Character Encoding questions

kepler

New member
I can appreciate that for internationalisation purposes and forward-compatibility, UTF-8 is the encoding to use for presenting data (e.g. webpages)..but what about the backend?

Most existing textual data on filesystems is probably in the Windows 1252 encoding (or possibly ASCII), but what about when they are stored in a database? Do they retain their original encoding or get re-encoded according to some database default?

What happens when that data is extracted programatically into a dataset, recordset or similar? Does it retain it's encoding or get translated to UTF-16? If so, does this introduce a possibility of conversion errors?

encodingsbu1.jpg


Should you make an effort to convert an existing data archive from the legacy encodings to UTF-16 to lose the backend conversion stage?

I've looked all over for this stuff but can only find wishy-washy stuff, no actual system-wide real world examples.

Any help is appreciated.
 
they would stay in their original encodings as you are only viewing them, but if you updated and saved them they would be converted, but it would depend on the character encoding of the program you are doing it with.
i think utf-16 is backwards compatable with utf-8 and ascii anyway.



this is just my opinion, not any facts or anything, so it could be wrong.
 
they would stay in their original encodings as you are only viewing them, but if you updated and saved them they would be converted, but it would depend on the character encoding of the program you are doing it with.
i think utf-16 is backwards compatable with utf-8 and ascii anyway.
Really? I've had a surprising amount of trouble trying to find anyone that will commit to anything on the compatibility front. I know that ASCII can be used as UTF-8 as it's a subset, and ISO 8859(sp?) can be viewed as Windows 1252 again as it's a subset; but the overrlap of 1252 / UTF-8 / UTF-16 still remain a mystery to me.

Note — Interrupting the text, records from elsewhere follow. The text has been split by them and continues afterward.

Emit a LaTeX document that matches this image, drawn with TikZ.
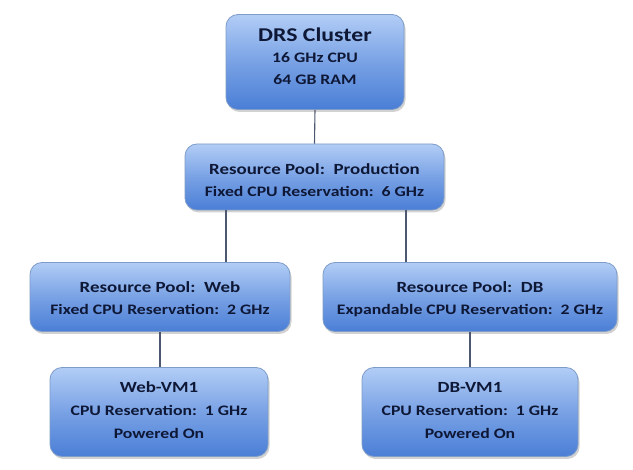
\documentclass[tikz,border=0pt]{standalone}
\usepackage{fontspec}
\setmainfont{Carlito}
\usetikzlibrary{shadows}
\definecolor{boxtop}{HTML}{B2CDF6}
\definecolor{boxbot}{HTML}{4A7ED6}
\definecolor{boxedge}{HTML}{7E9CC8}
\definecolor{txt}{HTML}{0E1836}
\definecolor{conn}{HTML}{4C5870}
\newcommand{\wtxt}[1]{\scalebox{1.22}[1]{#1}}
\tikzset{
  poolbox/.style={draw=boxedge, line width=0.8pt, rounded corners=12pt,
    top color=boxtop, bottom color=boxbot, middle color=boxtop!45!boxbot,
    drop shadow={opacity=0.35, shadow xshift=1.5pt, shadow yshift=-2.5pt},
    inner sep=0pt},
  title/.style={anchor=base, inner sep=0pt, text=txt, font=\bfseries\fontsize{15.5}{18}\selectfont},
  big/.style={anchor=base, inner sep=0pt, text=txt, font=\bfseries\fontsize{19.5}{22}\selectfont},
  detail/.style={anchor=base, inner sep=0pt, text=txt, font=\bfseries\fontsize{14.5}{17}\selectfont},
  link/.style={draw=conn, line width=1.1pt}
}
\begin{document}
\begin{tikzpicture}[x=1pt,y=-1pt]
\useasboundingbox (0,0) rectangle (633,470);
\fill[white] (0,0) rectangle (633,470);
% boxes
\node[poolbox, minimum width=178pt, minimum height=95pt] (drs) at (315,62) {};
\node[poolbox, minimum width=259pt, minimum height=66pt] (prod) at (314.5,177) {};
\node[poolbox, minimum width=260pt, minimum height=69pt] (web) at (160,297) {};
\node[poolbox, minimum width=294pt, minimum height=69pt] (db) at (470,297) {};
\node[poolbox, minimum width=218pt, minimum height=89pt] (webvm) at (159,412) {};
\node[poolbox, minimum width=216pt, minimum height=89pt] (dbvm) at (470,412) {};
% texts
\node[big]    (drs1) at (315,41.5) {\wtxt{DRS Cluster}};
\node[detail] (drs2) at (315,62.5) {\wtxt{16 GHz CPU}};
\node[detail] (drs3) at (315,84.5) {\wtxt{64 GB RAM}};
\node[title]  (prod1) at (314.5,175) {\wtxt{Resource Pool:\ \ Production}};
\node[detail] (prod2) at (314.5,196.5) {\wtxt{Fixed CPU Reservation:\ \ 6 GHz}};
\node[title]  (web1) at (160,293) {\wtxt{Resource Pool:\ \ Web}};
\node[detail] (web2) at (160,314.5) {\wtxt{Fixed CPU Reservation:\ \ 2 GHz}};
\node[title]  (db1) at (470,293) {\wtxt{Resource Pool:\ \ DB}};
\node[detail] (db2) at (470,314.5) {\wtxt{Expandable CPU Reservation:\ \ 2 GHz}};
\node[title]  (wv1) at (159,393) {\wtxt{Web-VM1}};
\node[detail] (wv2) at (159,415.5) {\wtxt{CPU Reservation:\ \ 1 GHz}};
\node[detail] (wv3) at (159,438.5) {\wtxt{Powered On}};
\node[title]  (dv1) at (470,393) {\wtxt{DB-VM1}};
\node[detail] (dv2) at (470,415.5) {\wtxt{CPU Reservation:\ \ 1 GHz}};
\node[detail] (dv3) at (470,438.5) {\wtxt{Powered On}};
% connectors
\draw[link] (drs.south) -- (prod.north);
\coordinate (pw) at (226,210);
\coordinate (pd) at (406,210);
\draw[link] (pw |- prod.south) -- (pw |- web.north);
\draw[link] (pd |- prod.south) -- (pd |- db.north);
\draw[link] (web.south) -- (webvm.north -| web.south);
\draw[link] (db.south) -- (dbvm.north -| db.south);
\end{tikzpicture}
\end{document}
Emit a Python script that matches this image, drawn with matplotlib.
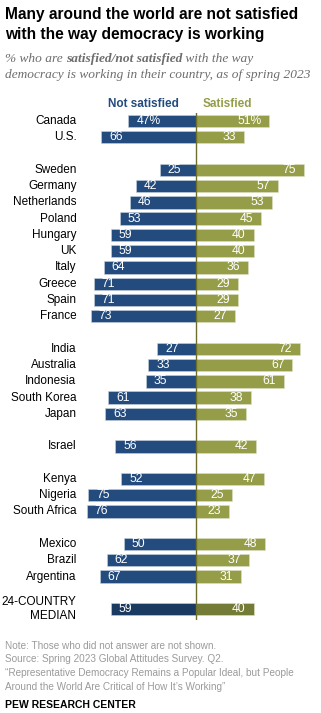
import matplotlib.pyplot as plt
import numpy as np

countries = ['Canada', 'U.S.',
             'Sweden', 'Germany', 'Netherlands', 'Poland', 'Hungary', 'UK', 'Italy', 'Greece', 'Spain', 'France',
             'India', 'Australia', 'Indonesia', 'South Korea', 'Japan',
             'Israel',
             'Kenya', 'Nigeria', 'South Africa',
             'Mexico', 'Brazil', 'Argentina',
             '24-COUNTRY\nMEDIAN']
not_satisfied = [47, 66, 25, 42, 46, 53, 59, 59, 64, 71, 71, 73,
                 27, 33, 35, 61, 63, 56, 52, 75, 76, 50, 62, 67, 59]
satisfied = [51, 33, 75, 57, 53, 45, 40, 40, 36, 29, 29, 27,
             72, 67, 61, 38, 35, 42, 47, 25, 23, 48, 37, 31, 40]
group_sizes = [2, 10, 5, 1, 3, 3, 1]

W, H = 321, 713
NAVY, OLIVE = '#234b7d', '#959d49'
NAVY_D, OLIVE_D = '#1b3a62', '#747b37'

# row slots with a blank slot between groups
pos = []
s = 0
for g in group_sizes:
    for i in range(g):
        pos.append(s)
        s += 1
    s += 1
pos = np.array(pos)

fig = plt.figure(figsize=(W / 100, H / 100), dpi=100)
plt.rcParams['font.family'] = ['Liberation Sans', 'DejaVu Sans']

def px(x, y):
    return x / W, 1 - y / H

# bar axes: zero at x=196px, 1.44 px per point
x0, x1 = 75, 321
top, bot = 113, 620
ax = fig.add_axes([x0 / W, 1 - bot / H, (x1 - x0) / W, (bot - top) / H])
ax.set_xlim(-(196 - x0) / 1.44, (x1 - 196) / 1.44)
ax.set_ylim((bot - 121) / 16.27, -(121 - top) / 16.27)
ax.axis('off')

n = len(countries)
nav_c = [NAVY] * (n - 1) + [NAVY_D]
olv_c = [OLIVE] * (n - 1) + [OLIVE_D]
ax.barh(pos, [-v for v in not_satisfied], height=0.76, color=nav_c, edgecolor='#c9d3df', linewidth=0.4)
ax.barh(pos, satisfied, height=0.76, color=olv_c, edgecolor='#dfe2c6', linewidth=0.4)
ax.axvline(0, color='#6f6f2c', lw=1.0)

for i, (p, a, b) in enumerate(zip(pos, not_satisfied, satisfied)):
    la = f'{a}%' if i == 0 else str(a)
    lb = f'{b}%' if i == 0 else str(b)
    ax.text(-a + 5.5, p, la, ha='left', va='center', color='white', fontsize=8.7)
    ax.text(b - 5.5, p, lb, ha='right', va='center', color='white', fontsize=8.7)
    ax.text(-83, p, countries[i], ha='right', va='center', fontsize=8.5, color='black',
            clip_on=False, multialignment='right', linespacing=1.2)

# legend headers
fig.text(*px(143, 104), 'Not satisfied', ha='center', va='center', fontsize=8.5,
         fontweight='bold', color=NAVY)
fig.text(*px(227, 104), 'Satisfied', ha='center', va='center', fontsize=8.5,
         fontweight='bold', color=OLIVE)

# title
fig.text(*px(5, 14), 'Many around the world are not satisfied', ha='left', va='center',
         fontsize=11.2, fontweight='bold', color='black')
fig.text(*px(5, 34), 'with the way democracy is working', ha='left', va='center',
         fontsize=11.2, fontweight='bold', color='black')

# subtitle with mixed weights
r = fig.canvas.get_renderer()
sub_kw = dict(fontsize=9.6, style='italic', color='#6d6d6d', family='Liberation Serif', va='center')
xx = 5
for txt, wt in [('% who are ', 'normal'), ('satisfied/not satisfied', 'bold'), (' with the way', 'normal')]:
    t = fig.text(*px(xx, 59), txt, ha='left', fontweight=wt, **sub_kw)
    xx = t.get_window_extent(r).x1
fig.text(*px(5, 75), 'democracy is working in their country, as of spring 2023', ha='left', **sub_kw)

# footer
foot = ['Note: Those who did not answer are not shown.',
        'Source: Spring 2023 Global Attitudes Survey. Q2.',
        '\u201cRepresentative Democracy Remains a Popular Ideal, but People',
        'Around the World Are Critical of How It\u2019s Working\u201d']
for k, line in enumerate(foot):
    fig.text(*px(5, 646 + 13.5 * k), line, ha='left', va='center', fontsize=7.2, color='#9a9a9a')
fig.text(*px(5, 705), 'PEW RESEARCH CENTER', ha='left', va='center', fontsize=7.5,
         fontweight='bold', color='black')

fig.savefig('out.png', dpi=100)
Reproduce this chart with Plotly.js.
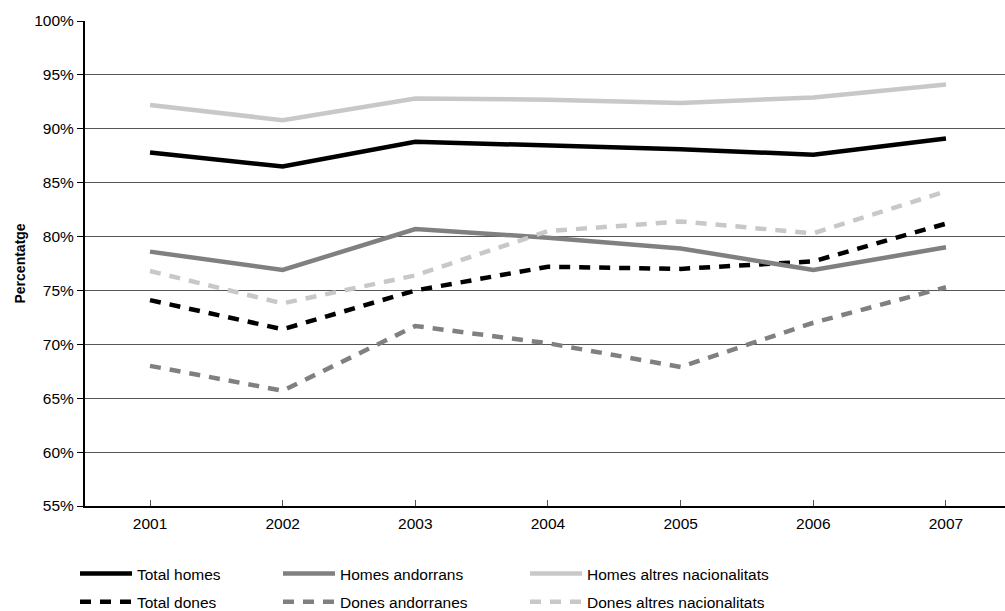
<!DOCTYPE html>
<html>
<head>
<meta charset="utf-8">
<script src="https://cdn.plot.ly/plotly-3.0.1.min.js"></script>
<style>html,body{margin:0;padding:0;background:#fff;}#chart{width:1005px;height:611px;}</style>
</head>
<body>
<div id="chart"></div>
<script>
const years = [2001, 2002, 2003, 2004, 2005, 2006, 2007];
const totalHomes = [87.8, 86.5, 88.8, 88.5, 88.1, 87.6, 89.1];
const totalDones = [74.1, 71.4, 75.0, 77.2, 77.0, 77.7, 81.2];
const homesAndorrans = [78.6, 76.9, 80.7, 79.9, 78.9, 76.9, 79.0];
const donesAndorranes = [68.0, 65.7, 71.7, 70.1, 67.9, 72.0, 75.3];
const homesAltres = [92.2, 90.8, 92.8, 92.7, 92.4, 92.9, 94.1];
const donesAltres = [76.8, 73.8, 76.4, 80.5, 81.4, 80.3, 84.2];
const yTicks = [55, 60, 65, 70, 75, 80, 85, 90, 95, 100];
const yTitle = 'Percentatge';

const FONT = 'Liberation Sans, Arial, Helvetica, sans-serif';
const FS = 15.5;
const DASH = '11px,9px';
function tr(name, y, color, dash, legend) {
  return {
    x: years, y: y, name: name, type: 'scatter', mode: 'lines',
    line: {color: color, width: 4.5, dash: dash},
    legend: legend, legendgroup: name, hoverinfo: 'skip'
  };
}
const data = [
  tr('Total homes', totalHomes, '#000000', 'solid', 'legend'),
  tr('Total dones', totalDones, '#000000', DASH, 'legend'),
  tr('Homes andorrans', homesAndorrans, '#808080', 'solid', 'legend2'),
  tr('Dones andorranes', donesAndorranes, '#808080', DASH, 'legend2'),
  tr('Homes altres nacionalitats', homesAltres, '#c8c8c8', 'solid', 'legend3'),
  tr('Dones altres nacionalitats', donesAltres, '#c8c8c8', DASH, 'legend3')
];
function leg(xpx) {
  return {
    x: xpx / 1005, xref: 'container', xanchor: 'left',
    y: (611 - 557) / 611, yref: 'container', yanchor: 'top',
    orientation: 'v', itemwidth: 52, tracegroupgap: 5,
    font: {family: FONT, size: FS, color: '#000'},
    bgcolor: 'rgba(0,0,0,0)', borderwidth: 0
  };
}
const layout = {
  width: 1005, height: 611,
  margin: {l: 85, r: 0, t: 21, b: 105, autoexpand: false},
  paper_bgcolor: '#fff', plot_bgcolor: '#fff',
  font: {family: FONT, size: FS, color: '#000'},
  showlegend: true,
  legend: leg(75),
  legend2: leg(278),
  legend3: leg(525),
  xaxis: {
    range: [2000.51, 2007.445],
    tickvals: years, ticktext: years.map(String),
    ticks: 'inside', ticklen: 6, tickcolor: '#555', tickwidth: 1,
    showline: true, linecolor: '#000', linewidth: 2,
    showgrid: false, zeroline: false, automargin: false,
    ticklabelstandoff: 2,
    tickfont: {family: FONT, size: FS, color: '#000'}
  },
  yaxis: {
    range: [55, 100],
    tickvals: yTicks, ticktext: yTicks.map(v => v + '%'),
    ticks: 'outside', ticklen: 6, tickcolor: '#000', tickwidth: 1,
    showline: true, linecolor: '#000', linewidth: 2,
    showgrid: true, gridcolor: '#555', gridwidth: 1,
    zeroline: false, automargin: false,
    tickfont: {family: FONT, size: FS, color: '#000'}
  },
  annotations: [{
    text: '<b>' + yTitle + '</b>', textangle: -90,
    xref: 'paper', yref: 'paper', x: (19 - 85) / 920, y: 0.5,
    xanchor: 'center', yanchor: 'middle', showarrow: false,
    font: {family: FONT, size: 14, color: '#000'}
  }]
};
Plotly.newPlot('chart', data, layout, {displayModeBar: false, staticPlot: true});
</script>
</body>
</html>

Maybe it would be worth investing time into looking into converting our archival data into UTF-16. If we could do that it would seem (UTF-16 -> UCS2/UTF-16 -> UTF-8 ) to take a lot of the headache out of it.

As for now I've recommended we review keeping the datasources in their originall encodings (a mix of ASCII, ISO 8859 & Windows 1252), leave the application logic as is except for all production output to be encoded and marked up as UTF-8.

I suppose it's the conversion of 1252 -> UTF-8 thats ringing warning bells for me as I know some characters (e.g. O with the diacritic umlaut - which I know we use a lot) are really sensitive to that.